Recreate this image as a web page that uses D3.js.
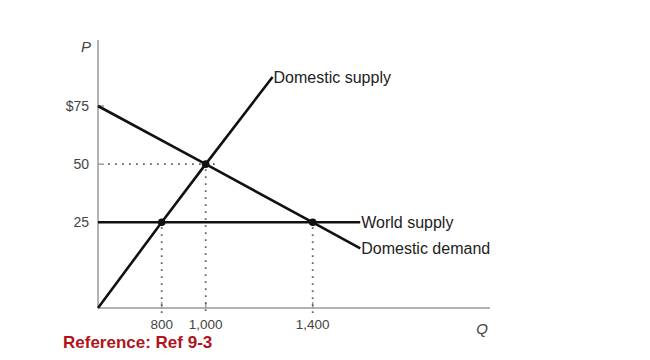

--

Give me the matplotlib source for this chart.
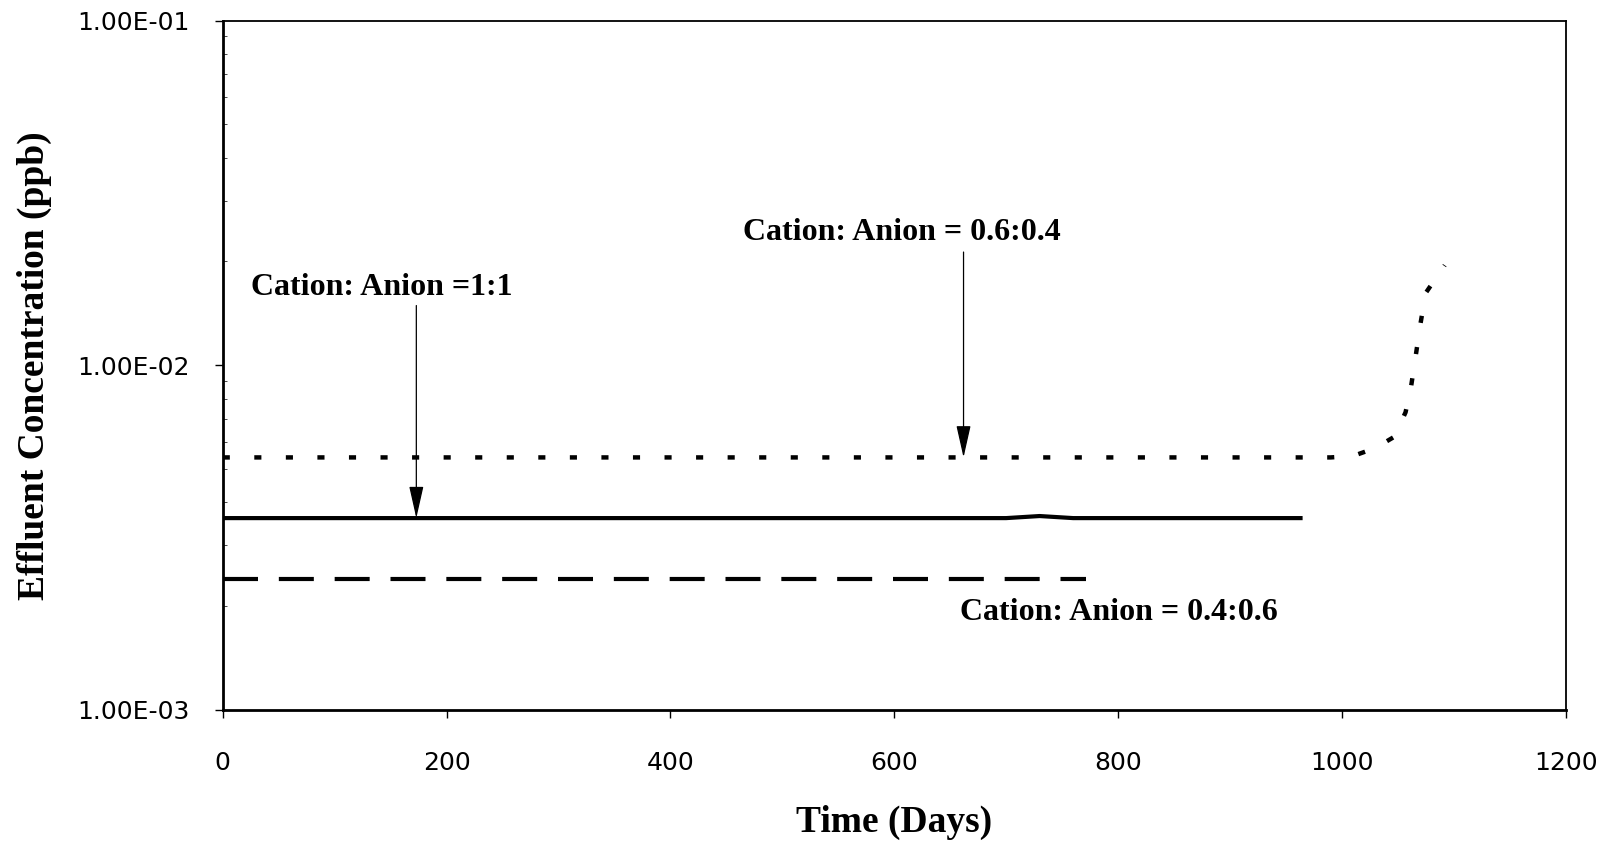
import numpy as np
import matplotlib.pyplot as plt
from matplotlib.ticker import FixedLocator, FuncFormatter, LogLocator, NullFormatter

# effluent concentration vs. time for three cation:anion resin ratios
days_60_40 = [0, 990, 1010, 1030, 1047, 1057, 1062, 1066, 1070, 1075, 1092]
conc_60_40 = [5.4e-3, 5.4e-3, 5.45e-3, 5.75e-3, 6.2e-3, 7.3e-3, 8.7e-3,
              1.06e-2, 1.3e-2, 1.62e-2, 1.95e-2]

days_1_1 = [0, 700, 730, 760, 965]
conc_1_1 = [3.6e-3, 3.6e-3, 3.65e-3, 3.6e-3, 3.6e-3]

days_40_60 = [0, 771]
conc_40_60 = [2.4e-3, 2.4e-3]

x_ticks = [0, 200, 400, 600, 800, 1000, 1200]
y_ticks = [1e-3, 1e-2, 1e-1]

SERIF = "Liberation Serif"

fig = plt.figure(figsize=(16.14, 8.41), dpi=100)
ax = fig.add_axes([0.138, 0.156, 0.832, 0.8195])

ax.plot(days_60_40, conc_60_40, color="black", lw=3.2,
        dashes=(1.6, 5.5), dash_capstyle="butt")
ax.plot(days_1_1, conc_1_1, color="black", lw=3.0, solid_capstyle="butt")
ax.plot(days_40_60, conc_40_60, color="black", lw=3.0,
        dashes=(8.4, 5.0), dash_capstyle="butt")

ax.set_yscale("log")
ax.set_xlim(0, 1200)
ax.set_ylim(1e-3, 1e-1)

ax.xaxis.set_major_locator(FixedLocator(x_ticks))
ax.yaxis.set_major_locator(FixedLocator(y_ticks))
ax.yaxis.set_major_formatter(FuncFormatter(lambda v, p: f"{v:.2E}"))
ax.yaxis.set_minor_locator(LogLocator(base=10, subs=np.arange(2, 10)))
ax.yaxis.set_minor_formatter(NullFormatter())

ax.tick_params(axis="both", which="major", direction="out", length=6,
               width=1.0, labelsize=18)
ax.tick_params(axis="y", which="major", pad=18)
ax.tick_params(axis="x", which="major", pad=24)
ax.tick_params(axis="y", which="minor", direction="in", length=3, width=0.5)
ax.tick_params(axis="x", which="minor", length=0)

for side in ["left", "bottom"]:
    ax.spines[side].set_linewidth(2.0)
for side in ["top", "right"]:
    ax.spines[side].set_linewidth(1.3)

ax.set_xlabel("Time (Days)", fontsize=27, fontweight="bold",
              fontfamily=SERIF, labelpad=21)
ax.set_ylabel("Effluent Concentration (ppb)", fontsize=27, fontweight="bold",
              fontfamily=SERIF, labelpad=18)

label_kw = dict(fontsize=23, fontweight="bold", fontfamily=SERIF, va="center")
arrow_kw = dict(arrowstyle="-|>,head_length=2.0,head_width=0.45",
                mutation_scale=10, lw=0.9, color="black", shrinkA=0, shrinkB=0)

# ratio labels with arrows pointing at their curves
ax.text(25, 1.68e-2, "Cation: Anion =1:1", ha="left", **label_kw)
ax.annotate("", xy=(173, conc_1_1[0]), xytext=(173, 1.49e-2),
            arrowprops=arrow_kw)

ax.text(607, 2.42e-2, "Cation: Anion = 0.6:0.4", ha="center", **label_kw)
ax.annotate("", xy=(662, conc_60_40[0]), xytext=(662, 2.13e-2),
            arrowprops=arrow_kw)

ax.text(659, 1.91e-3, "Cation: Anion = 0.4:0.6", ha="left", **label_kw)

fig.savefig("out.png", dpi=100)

---

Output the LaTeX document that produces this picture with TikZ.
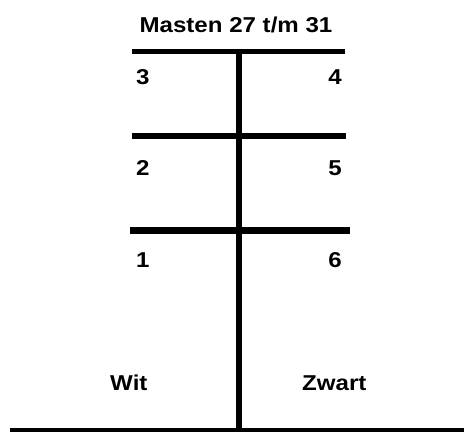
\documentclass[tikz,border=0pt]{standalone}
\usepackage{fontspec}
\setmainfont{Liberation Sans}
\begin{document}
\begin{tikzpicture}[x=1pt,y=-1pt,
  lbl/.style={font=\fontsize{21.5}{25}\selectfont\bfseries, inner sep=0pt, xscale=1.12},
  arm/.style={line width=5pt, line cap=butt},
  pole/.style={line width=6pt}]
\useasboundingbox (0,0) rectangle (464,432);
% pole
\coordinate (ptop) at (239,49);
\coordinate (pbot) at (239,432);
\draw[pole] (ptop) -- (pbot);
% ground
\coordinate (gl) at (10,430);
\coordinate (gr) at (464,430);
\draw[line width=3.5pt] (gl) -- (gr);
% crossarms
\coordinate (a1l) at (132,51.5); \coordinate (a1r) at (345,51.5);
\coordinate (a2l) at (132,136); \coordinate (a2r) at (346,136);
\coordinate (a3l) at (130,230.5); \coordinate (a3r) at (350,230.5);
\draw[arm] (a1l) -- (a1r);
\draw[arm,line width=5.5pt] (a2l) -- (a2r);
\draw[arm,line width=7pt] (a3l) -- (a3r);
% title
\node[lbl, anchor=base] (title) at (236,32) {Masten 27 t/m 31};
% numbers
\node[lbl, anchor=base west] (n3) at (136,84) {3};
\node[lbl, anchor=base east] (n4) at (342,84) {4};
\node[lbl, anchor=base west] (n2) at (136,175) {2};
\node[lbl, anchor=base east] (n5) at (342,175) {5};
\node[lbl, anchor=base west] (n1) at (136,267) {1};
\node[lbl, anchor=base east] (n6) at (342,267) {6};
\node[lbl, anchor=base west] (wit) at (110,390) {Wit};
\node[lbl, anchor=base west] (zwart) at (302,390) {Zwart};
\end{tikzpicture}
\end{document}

- REQUIRED WORK
Find every line containing the word "matplotlib", then give the total and nothing more.

- TASK OUTPUT
3